INSTRUCTIONS FOR THE TASK →
Pull out every line with the word "chart".

____________

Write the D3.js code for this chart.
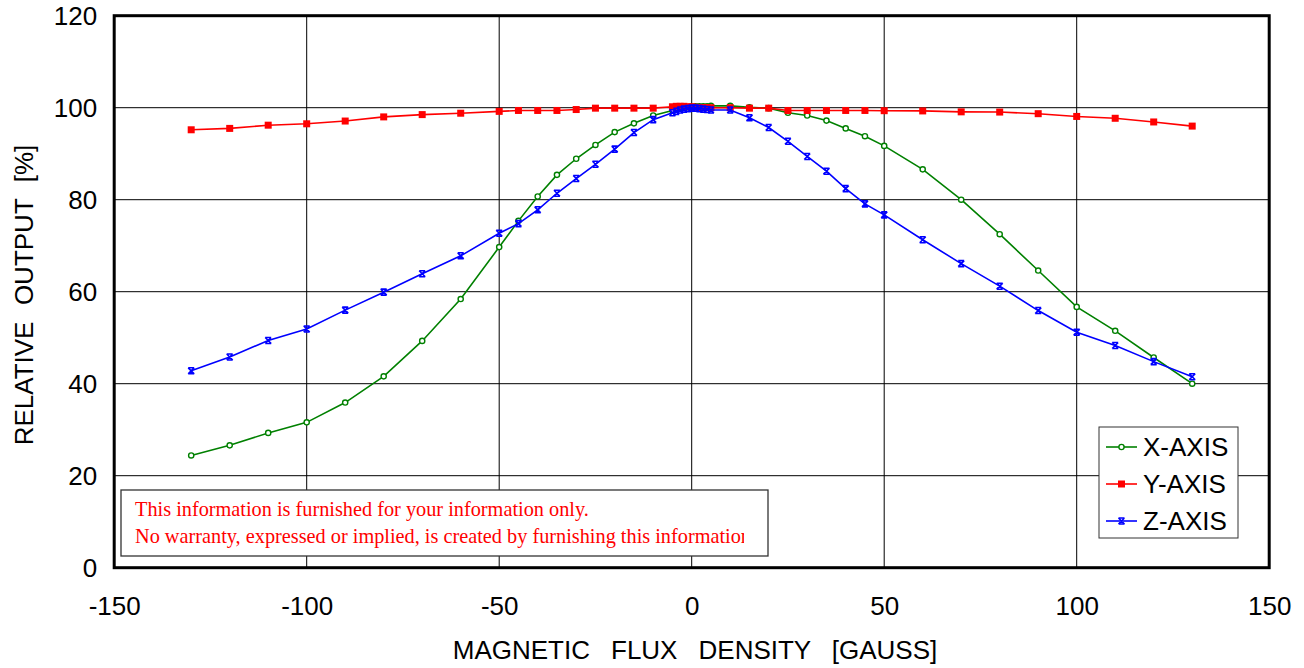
<!DOCTYPE html>
<html>
<head>
<meta charset="utf-8">
<script src="https://cdn.jsdelivr.net/npm/d3@7"></script>
<style>
  body { margin: 0; background: #fff; }
  svg { display: block; font-family: Arial, "Liberation Sans", sans-serif; }
</style>
</head>
<body>
<svg id="chart" width="1304" height="668"></svg>
<script>
// field strength [gauss]
const gauss = [-130, -120, -110, -100, -90, -80, -70, -60, -50, -45, -40, -35, -30, -25, -20, -15, -10, -5,
  -4, -3, -2, -1, 0, 1, 2, 3, 4, 5,
  10, 15, 20, 25, 30, 35, 40, 45, 50, 60, 70, 80, 90, 100, 110, 120, 130]

// relative output [%]
const xAxisOut = [24.4, 26.6, 29.3, 31.6, 35.9, 41.6, 49.3, 58.4, 69.7, 75.4, 80.7, 85.4, 88.9, 91.9, 94.7, 96.6, 98.3, 99.4,
  99.7, 99.9, 100.0, 100.1, 100.2, 100.3, 100.3, 100.3, 100.3, 100.4,
  100.4, 100.1, 99.9, 98.9, 98.3, 97.2, 95.5, 93.8, 91.7, 86.6, 80.0, 72.5, 64.6, 56.7, 51.5, 45.7, 40.0]
const yAxisOut = [95.2, 95.5, 96.2, 96.5, 97.1, 98.0, 98.5, 98.8, 99.2, 99.4, 99.4, 99.4, 99.6, 99.9, 99.9, 99.9, 99.9, 100.2,
  100.3, 100.3, 100.3, 100.2, 100.2, 100.1, 100.0, 100.0, 100.0, 100.0,
  100.0, 99.9, 99.9, 99.4, 99.4, 99.4, 99.4, 99.4, 99.35, 99.3, 99.1, 99.05, 98.7, 98.1, 97.7, 96.9, 96.0]
const zAxisOut = [42.8, 45.8, 49.4, 51.9, 56.0, 59.9, 63.9, 67.8, 72.7, 74.8, 77.8, 81.4, 84.6, 87.7, 91.0, 94.6, 97.4, 98.9,
  99.2, 99.5, 99.7, 99.8, 99.9, 99.9, 99.8, 99.7, 99.6, 99.5,
  99.5, 97.8, 95.7, 92.7, 89.4, 86.2, 82.4, 79.1, 76.7, 71.3, 66.1, 61.2, 55.9, 51.2, 48.3, 44.8, 41.5]

const seriesNames = ["X-AXIS", "Y-AXIS", "Z-AXIS"]
const xTicks = [-150, -100, -50, 0, 50, 100, 150]
const yTicks = [0, 20, 40, 60, 80, 100, 120]
const noteLines = ["This information is furnished for your information only.",
  "No warranty, expressed or implied, is created by furnishing this information"]

const colors = ["#008000", "#ff0000", "#0000ff"]
const series = [xAxisOut, yAxisOut, zAxisOut].map((vals, i) => ({
  name: seriesNames[i],
  color: colors[i],
  kind: i,
  points: gauss.map((g, j) => ({ x: g, y: vals[j] }))
}))

const svg = d3.select("#chart")
const plotL = 114.2, plotR = 1269.2, plotT = 15.7, plotB = 567.7

const x = d3.scaleLinear().domain([-150, 150]).range([plotL, plotR])
const y = d3.scaleLinear().domain([0, 120]).range([plotB, plotT])

// grid
svg.append("g").selectAll("line")
  .data(xTicks.slice(1, -1))
  .enter().append("line")
  .attr("x1", d => x(d)).attr("x2", d => x(d))
  .attr("y1", plotT).attr("y2", plotB)
  .attr("stroke", "#000").attr("stroke-width", 1)
svg.append("g").selectAll("line")
  .data(yTicks.slice(1, -1))
  .enter().append("line")
  .attr("x1", plotL).attr("x2", plotR)
  .attr("y1", d => y(d)).attr("y2", d => y(d))
  .attr("stroke", "#000").attr("stroke-width", 1)

// axes labels (no tick marks), plain hyphen for minus
const xa = svg.append("g")
  .attr("transform", `translate(0,${plotB})`)
  .call(d3.axisBottom(x).tickValues(xTicks).tickSize(0).tickPadding(29).tickFormat(d => String(d)))
xa.select(".domain").remove()
xa.selectAll("text").attr("font-size", 26).attr("font-family", "Arial, 'Liberation Sans'").attr("fill", "#000")

const ya = svg.append("g")
  .attr("transform", `translate(${plotL},0)`)
  .call(d3.axisLeft(y).tickValues(yTicks).tickSize(0).tickPadding(17).tickFormat(d => String(d)))
ya.select(".domain").remove()
ya.selectAll("text").attr("font-size", 26).attr("font-family", "Arial, 'Liberation Sans'").attr("fill", "#000")

svg.append("text")
  .attr("x", 695).attr("y", 659)
  .attr("text-anchor", "middle")
  .attr("font-size", 26)
  .attr("word-spacing", 3.3)
  .style("white-space", "pre")
  .text("MAGNETIC  FLUX  DENSITY  [GAUSS]")

svg.append("text")
  .attr("transform", "translate(33,295) rotate(-90)")
  .attr("text-anchor", "middle")
  .attr("font-size", 26)
  .attr("word-spacing", 1)
  .style("white-space", "pre")
  .text("RELATIVE  OUTPUT  [%]")

// disclaimer box (second line is cut off at the right, as in the original)
svg.append("clipPath").attr("id", "noteclip")
  .append("rect").attr("x", 121).attr("y", 490).attr("width", 623).attr("height", 66)
svg.append("rect")
  .attr("x", 121).attr("y", 490).attr("width", 647).attr("height", 66)
  .attr("fill", "#fff").attr("stroke", "#333").attr("stroke-width", 1.3)
svg.append("g").attr("clip-path", "url(#noteclip)")
  .selectAll("text")
  .data(noteLines)
  .enter().append("text")
  .attr("x", 135)
  .attr("y", (d, i) => 516 + i * 27)
  .attr("fill", "#ff0000")
  .attr("font-family", "'Times New Roman', 'Liberation Serif', serif")
  .attr("font-size", 20.3)
  .text(d => d)

// series
const line = d3.line().x(d => x(d.x)).y(d => y(d.y))

function drawMarker(sel, s) {
  if (s.kind === 0) {
    sel.append("circle").attr("r", 2.6)
      .attr("fill", "#fff").attr("stroke", s.color).attr("stroke-width", 1.4)
  } else if (s.kind === 1) {
    sel.append("rect").attr("x", -3.5).attr("y", -3.5).attr("width", 7).attr("height", 7)
      .attr("fill", s.color)
  } else {
    sel.append("path")
      .attr("d", "M-3,-3L3,3M3,-3L-3,3M-3,-3H3M-3,3H3")
      .attr("fill", "none").attr("stroke", s.color).attr("stroke-width", 1.6)
  }
}

series.forEach(s => {
  const g = svg.append("g")
  g.append("path")
    .datum(s.points)
    .attr("d", line)
    .attr("fill", "none")
    .attr("stroke", s.color)
    .attr("stroke-width", 1.6)
  g.selectAll("g.pt")
    .data(s.points)
    .enter().append("g").attr("class", "pt")
    .attr("transform", d => `translate(${x(d.x)},${y(d.y)})`)
    .each(function () { drawMarker(d3.select(this), s) })
})

// legend
const lg = svg.append("g")
lg.append("rect")
  .attr("x", 1099).attr("y", 427).attr("width", 139).attr("height", 111)
  .attr("fill", "#fff").attr("stroke", "#333").attr("stroke-width", 1)
series.forEach((s, i) => {
  const ly = 447 + i * 37
  lg.append("line")
    .attr("x1", 1106).attr("x2", 1137).attr("y1", ly).attr("y2", ly)
    .attr("stroke", s.color).attr("stroke-width", 1.6)
  drawMarker(lg.append("g").attr("transform", `translate(1121.5,${ly})`), s)
  lg.append("text")
    .attr("x", 1143).attr("y", ly)
    .attr("dy", "0.35em")
    .attr("font-size", 26)
    .text(s.name)
})

// frame
svg.append("rect")
  .attr("x", plotL).attr("y", plotT)
  .attr("width", plotR - plotL).attr("height", plotB - plotT)
  .attr("fill", "none").attr("stroke", "#000").attr("stroke-width", 3)
</script>
</body>
</html>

____________

SOLUTION →
Write the D3.js code for this chart.
<svg id="chart" width="1304" height="668"></svg>
const svg = d3.select("#chart")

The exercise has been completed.